Use rewards effectively to boost creativity, study suggests

Use rewards effectively to boost creativity, study suggests

To boost employees’ creativity, managers should consider offering a set of rewards for them to choose from, according to a new study by management experts at Rice, Tulane University, the University of North Carolina at Greensboro and National Taiwan Normal University.

The study, co-authored by Jing Zhou, the Mary Gibbs Jones Professor of Management and Psychology at Rice’s Jones Graduate School of Business, is the first to systematically examine the effects of reward choice in a field experiment, which was conducted in the context of an organizationwide suggestion program. An advance copy of the paper is published online in the Journal of Applied Psychology.

“Organizations spend a lot of resources and exert a great deal of effort in designing incentive schemes that reward the employees who exhibit creativity at work,” Zhou said. “Our results showed that the effort may be a bit misplaced. Instead of discovering one reward type that is particularly effective at promoting creativity, what is more effective is to provide the employees with the opportunity to choose from several reward types, if they submit one or more ideas that are among the top 20% most creative ones.”

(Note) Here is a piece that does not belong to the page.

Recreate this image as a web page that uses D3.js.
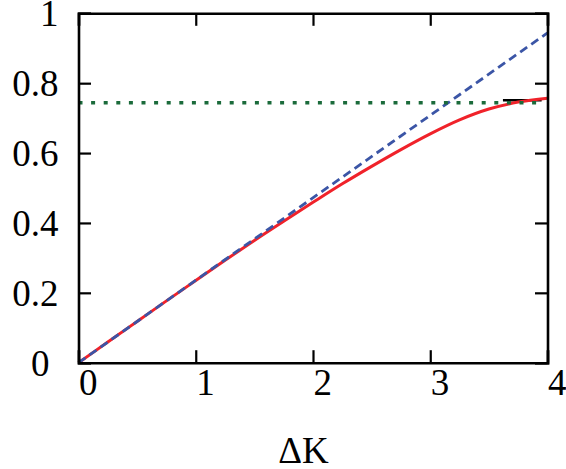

Workers in the study were given a range of options: a financial reward for the individual employee or their team, a self-discretionary reward such as getting priority to select days off, or a donation the company made to a charity selected by the employee. Those choices had positive, significant effects on the number of creative ideas employees generated and the creativity level of those ideas, Zhou and her co-authors found.

The researchers arrived at their findings by conducting a quasi-experiment at a company in Taiwan over the course of several months. Then they conducted a second experimental study that included employees from 12 organizations in Taiwan to replicate the first study’s results and compared the results with a control group.

The studies also found that rewards aimed at helping others, such as making a donation to a charity, might be especially powerful. But for less-creative employees, alternative rewards that benefit those in need might actually lower creativity and should be avoided, the authors said.